何のことだかわからない方もいらっしゃると思いますので簡単に説明しますと、大震災後の余震も収まらないなか、宮城県の蔵王にある峩々温泉は停電と風評で事業は完全にストップ。
六代目竹内社長が当時綴ったブログの文を転載します。
──この度の震災により、峩々温泉は休館を余儀なくされ良質の温泉水は川に流れているだけです。
これほど体に良い温泉が、ただ湧いては流れ湧いては流れ。
150年前に発見された時から休まず自噴しては、旅人を癒してきました。
自信を持って管理しております温泉を今はただ捨てているだけなのです。
湯守といたしましたら、こんなに辛い事はございません。
「どなた様もいち湯治人」竹内家の家訓を考え抜いた末に、思い付きましたのは温泉水の販売です。
どうかこのお湯を買って下さい。
少しでも無駄なく、この蔵王からの恵みを皆様の元へお届けしたいと思っております。
そして、被災地にも必ずこの温泉を届けたいと考えております。──
こうして、チャリティーBOXという通販事業がスタートしました。
峩々温泉の温泉水や地元食材などを詰め合わせた宅急便。収益の20%は被災地への義援金にするという呼び掛けに、たくさんの人が反応しました。

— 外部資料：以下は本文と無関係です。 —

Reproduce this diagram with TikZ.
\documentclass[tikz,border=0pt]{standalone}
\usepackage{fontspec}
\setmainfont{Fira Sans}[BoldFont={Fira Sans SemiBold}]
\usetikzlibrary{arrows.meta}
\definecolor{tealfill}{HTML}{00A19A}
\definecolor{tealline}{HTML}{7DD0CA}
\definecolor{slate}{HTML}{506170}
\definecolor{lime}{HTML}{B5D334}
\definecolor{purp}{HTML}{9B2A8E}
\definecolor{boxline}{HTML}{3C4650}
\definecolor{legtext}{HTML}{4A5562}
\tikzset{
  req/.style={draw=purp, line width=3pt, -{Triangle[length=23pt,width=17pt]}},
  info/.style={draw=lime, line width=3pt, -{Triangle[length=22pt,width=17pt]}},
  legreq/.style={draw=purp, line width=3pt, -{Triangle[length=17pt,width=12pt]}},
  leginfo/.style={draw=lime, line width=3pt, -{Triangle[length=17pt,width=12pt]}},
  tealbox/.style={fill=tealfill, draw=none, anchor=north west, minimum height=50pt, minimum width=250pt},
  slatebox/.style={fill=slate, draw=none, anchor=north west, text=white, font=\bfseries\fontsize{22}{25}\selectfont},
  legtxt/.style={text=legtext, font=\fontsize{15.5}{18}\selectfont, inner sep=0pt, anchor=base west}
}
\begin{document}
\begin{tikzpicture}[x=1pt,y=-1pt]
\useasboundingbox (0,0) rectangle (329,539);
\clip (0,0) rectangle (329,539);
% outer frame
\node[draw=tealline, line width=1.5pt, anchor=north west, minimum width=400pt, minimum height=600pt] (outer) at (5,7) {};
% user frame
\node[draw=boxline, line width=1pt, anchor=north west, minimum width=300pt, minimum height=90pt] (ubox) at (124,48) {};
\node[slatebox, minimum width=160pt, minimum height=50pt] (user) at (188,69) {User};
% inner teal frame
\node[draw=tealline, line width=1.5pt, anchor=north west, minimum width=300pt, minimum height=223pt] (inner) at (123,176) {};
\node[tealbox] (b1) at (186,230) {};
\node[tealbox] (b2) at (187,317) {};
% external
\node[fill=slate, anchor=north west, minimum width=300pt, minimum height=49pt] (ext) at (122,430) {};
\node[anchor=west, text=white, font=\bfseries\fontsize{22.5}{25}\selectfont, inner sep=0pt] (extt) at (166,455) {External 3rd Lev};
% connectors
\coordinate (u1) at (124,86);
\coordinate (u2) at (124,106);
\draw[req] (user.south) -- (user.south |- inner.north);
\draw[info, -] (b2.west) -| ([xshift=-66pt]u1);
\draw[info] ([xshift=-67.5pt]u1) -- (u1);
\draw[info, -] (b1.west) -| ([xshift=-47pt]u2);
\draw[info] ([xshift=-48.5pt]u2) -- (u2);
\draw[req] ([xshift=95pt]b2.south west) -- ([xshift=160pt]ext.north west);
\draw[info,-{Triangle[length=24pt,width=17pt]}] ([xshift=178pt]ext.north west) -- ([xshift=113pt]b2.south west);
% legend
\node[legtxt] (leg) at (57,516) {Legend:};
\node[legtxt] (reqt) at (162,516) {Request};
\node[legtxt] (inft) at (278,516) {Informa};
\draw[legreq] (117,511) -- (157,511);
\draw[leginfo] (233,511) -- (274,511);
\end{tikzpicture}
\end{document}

私もチャリティーBOXを購入したひとりですが、その時にBOXの中身はどうでも構わなかったのです。
実際は価格に見合った良いものが詰められていましたが、購入した動機はお買い得だからではなく、頑張っている竹内社長と峩々温泉を少しでも応援したかったからに過ぎません。他の購入者もきっとそうだったでしょう。

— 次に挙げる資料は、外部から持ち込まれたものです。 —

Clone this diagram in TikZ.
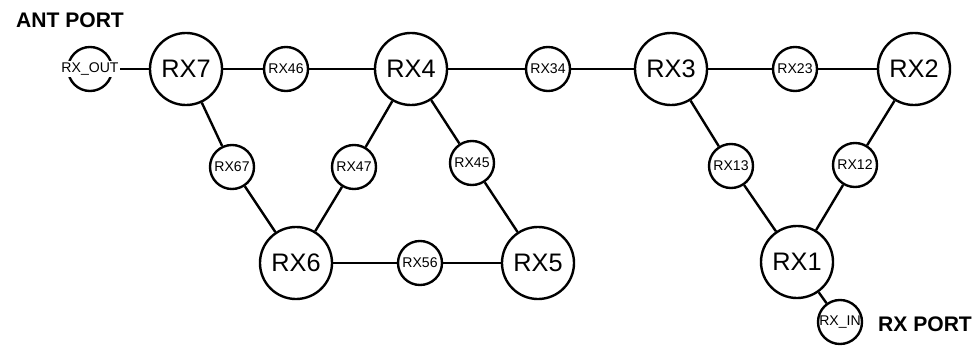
\documentclass[tikz,border=0pt]{standalone}
\usepackage{fontspec}
\setmainfont{Liberation Sans}
\usepackage{tikz}

\begin{document}
\begin{tikzpicture}[x=0.025cm,y=-0.025cm,line width=1.7pt,
  big/.style={draw=black,circle,minimum size=1.8cm,inner sep=0pt,font=\fontsize{18}{20}\selectfont},
  small/.style={draw=black,circle,minimum size=1.1cm,inner sep=0pt,font=\fontsize{10}{12}\selectfont},
  port/.style={font=\fontsize{15}{17}\selectfont\bfseries}]
\useasboundingbox (0,0) rectangle (977,353);
\node[big] (rx7) at (186, 69) {RX7};
\node[big] (rx4) at (411, 69) {RX4};
\node[big] (rx3) at (671, 69) {RX3};
\node[big] (rx2) at (914, 69) {RX2};
\node[big] (rx6) at (296, 263) {RX6};
\node[big] (rx5) at (538, 263) {RX5};
\node[big] (rx1) at (797, 262) {RX1};
\node[small] (rx46) at (286, 69) {RX46};
\node[small] (rx34) at (548, 69) {RX34};
\node[small] (rx23) at (795, 69) {RX23};
\node[small] (rx67) at (232, 167) {RX67};
\node[small] (rx47) at (354, 167) {RX47};
\node[small] (rx45) at (472, 163) {RX45};
\node[small] (rx13) at (731, 166) {RX13};
\node[small] (rx12) at (855, 165) {RX12};
\node[small] (rx56) at (420, 263) {RX56};
\node[small] (rxout) at (90, 69) {};
\node[small] (rxin) at (840, 322) {};
\draw (rxout) to (rx7);
\draw (rx7) to (rx46);
\draw (rx46) to (rx4);
\draw (rx4) to (rx34);
\draw (rx34) to (rx3);
\draw (rx3) to (rx23);
\draw (rx23) to (rx2);
\draw (rx7) to (rx67);
\draw (rx67) to (rx6);
\draw (rx4) to (rx47);
\draw (rx47) to (rx6);
\draw (rx4) to (rx45);
\draw (rx45) to (rx5);
\draw (rx6) to (rx56);
\draw (rx56) to (rx5);
\draw (rx3) to (rx13);
\draw (rx13) to (rx1);
\draw (rx2) to (rx12);
\draw (rx12) to (rx1);
\draw (rx1) to (rxin);
\node[fill=white,inner sep=1pt,font=\fontsize{10}{12}\selectfont] (outtext) at (rxout) {RX\_OUT};
\node[inner sep=0pt,font=\fontsize{10}{12}\selectfont] (intext) at (rxin) {RX\_IN};
\node[port] (ant) at (70, 20) {ANT PORT};
\node[port] (rxport) at (925, 324) {RX PORT};
\end{tikzpicture}
\end{document}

代々受け継いできた事業を守り、従業員と地域を守ろうとする竹内社長の気持ちに反応したのです。そのように思ってくれる人たちがたくさんいたから、峩々温泉は震災の危機を乗り越えることができました。
冒頭に書いた「危機の時こそ、底力が試されている」というのは、2つの意味があります。
ひとつは、刻々と変化する危機的状況にも萎縮したり諦めたりすることなく、素早く最善手を打ち続ける力。危機対応力です。
もうひとつは日頃からどれだけ自社を応援してくれる関係を構築してきたか、です。
お客さま、社員、取引先、地域、業界…周りのすべてから愛されていたら、危機には必ずみんなが応援してくれることでしょう。
目先の損得よりも、これまでの事業活動を通じて、どれだけの敵あるいは味方を作ってきたのかということが問われるのです。危機にはそこが試されていることに気づかされます。